### WHAT THE TASK REQUIRES
What lines of the data hold the string "matplotlib"? Pull each one out.

### MATERIAL PROVIDED
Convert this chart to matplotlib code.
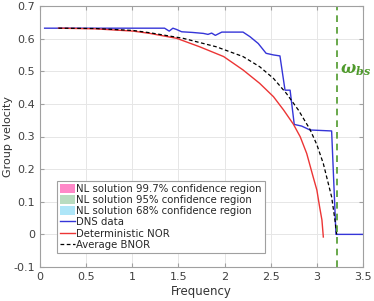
import matplotlib
matplotlib.use("Agg")
import matplotlib.pyplot as plt
from matplotlib.patches import Patch
from matplotlib.lines import Line2D

# DNS data
dns_x = [0.05, 1.35, 1.40, 1.44, 1.48, 1.535, 1.65, 1.77, 1.82, 1.86, 1.90, 1.97, 2.20,
         2.275, 2.365, 2.45, 2.53, 2.60, 2.655, 2.71, 2.755, 2.835, 2.925, 3.16, 3.207, 3.5]
dns_y = [0.632, 0.632, 0.623, 0.632, 0.628, 0.621, 0.619, 0.616, 0.613, 0.617, 0.610, 0.620, 0.620,
         0.606, 0.585, 0.555, 0.550, 0.547, 0.442, 0.442, 0.337, 0.332, 0.320, 0.317, 0.0, 0.0]

# Deterministic NOR
nor_x = [0.2, 0.6, 1.01, 1.19, 1.48, 1.73, 1.99, 2.2, 2.38, 2.53, 2.64, 2.745, 2.82, 2.89, 2.96,
         3.00, 3.03, 3.055, 3.07]
nor_y = [0.632, 0.630, 0.623, 0.616, 0.601, 0.575, 0.545, 0.504, 0.463, 0.422, 0.381, 0.338, 0.299,
         0.248, 0.176, 0.136, 0.084, 0.044, -0.008]

# Average BNOR
bnor_x = [0.2, 0.6, 1.01, 1.19, 1.55, 1.91, 2.2, 2.38, 2.53, 2.67, 2.80, 2.925, 3.0, 3.07, 3.16,
          3.196, 3.215]
bnor_y = [0.632, 0.631, 0.625, 0.618, 0.601, 0.575, 0.545, 0.514, 0.478, 0.432, 0.381, 0.322, 0.275,
          0.217, 0.115, 0.044, 0.0]

omega_bs = 3.22

xticks = [0, 0.5, 1, 1.5, 2, 2.5, 3, 3.5]
xticklabels = ["0", "0.5", "1", "1.5", "2", "2.5", "3", "3.5"]
yticks = [-0.1, 0, 0.1, 0.2, 0.3, 0.4, 0.5, 0.6, 0.7]
yticklabels = ["-0.1", "0", "0.1", "0.2", "0.3", "0.4", "0.5", "0.6", "0.7"]

legend_labels = ["NL solution 99.7% confidence region", "NL solution 95% confidence region",
                 "NL solution 68% confidence region", "DNS data", "Deterministic NOR", "Average BNOR"]

fig = plt.figure(figsize=(3.74, 3.01), dpi=100)
ax = fig.add_axes([40/374, 34/301, 323/374, 261/301])

blue = "#3535d8"
red = "#ec3535"
green = "#4f9a2c"

ax.plot(dns_x, dns_y, color=blue, lw=1.0)
ax.plot(nor_x, nor_y, color=red, lw=1.0)
ax.plot(bnor_x, bnor_y, color="black", lw=0.9, ls=(0, (3, 2)))
ax.axvline(omega_bs, color=green, lw=1.2, ls=(0, (4, 3)))
ax.text(3.255, 0.504, r"$\boldsymbol{\omega}_{\boldsymbol{bs}}$", color=green,
        fontsize=11.5, va="center", ha="left", clip_on=False, math_fontfamily="dejavuserif")

ax.set_xlim(0, 3.5)
ax.set_ylim(-0.1, 0.7)
ax.set_xticks(xticks)
ax.set_xticklabels(xticklabels)
ax.set_yticks(yticks)
ax.set_yticklabels(yticklabels)
ax.grid(True, color="#e6e6e6", lw=0.7)
ax.set_axisbelow(True)
for s in ax.spines.values():
    s.set_color("#a0a0a0")
    s.set_linewidth(0.8)
ax.tick_params(colors="#a0a0a0", labelcolor="#404040", labelsize=8, length=3, direction="in",
               top=True, right=True)
ax.set_xlabel("Frequency", fontsize=8.5, color="#333333", labelpad=2)
ax.set_ylabel("Group velocity", fontsize=8, color="#333333")
ax.yaxis.set_label_coords(-0.083, 0.5)

handles = [Patch(facecolor="#ff88c8", edgecolor="none"),
           Patch(facecolor="#b8dcc0", edgecolor="none"),
           Patch(facecolor="#aee6f8", edgecolor="none"),
           Line2D([], [], color=blue, lw=1.0),
           Line2D([], [], color=red, lw=1.0),
           Line2D([], [], color="black", lw=0.9, ls=(0, (3, 2)))]
leg = ax.legend(handles, legend_labels, loc="lower left", bbox_to_anchor=(0.053, 0.054),
                borderaxespad=0, fontsize=7.3, handlelength=1.5, handletextpad=0.1,
                handleheight=1.0, labelspacing=0.12, borderpad=0.3, fancybox=False, framealpha=1)
leg.get_frame().set_edgecolor("#a0a0a0")
leg.get_frame().set_linewidth(0.8)
for t in leg.get_texts():
    t.set_color("#262626")

fig.savefig("out.png", dpi=100)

### COMPLETE RESPONSE
Convert this chart to matplotlib code.
import matplotlib
matplotlib.use("Agg")
import matplotlib.pyplot as plt
from matplotlib.patches import Patch
from matplotlib.lines import Line2D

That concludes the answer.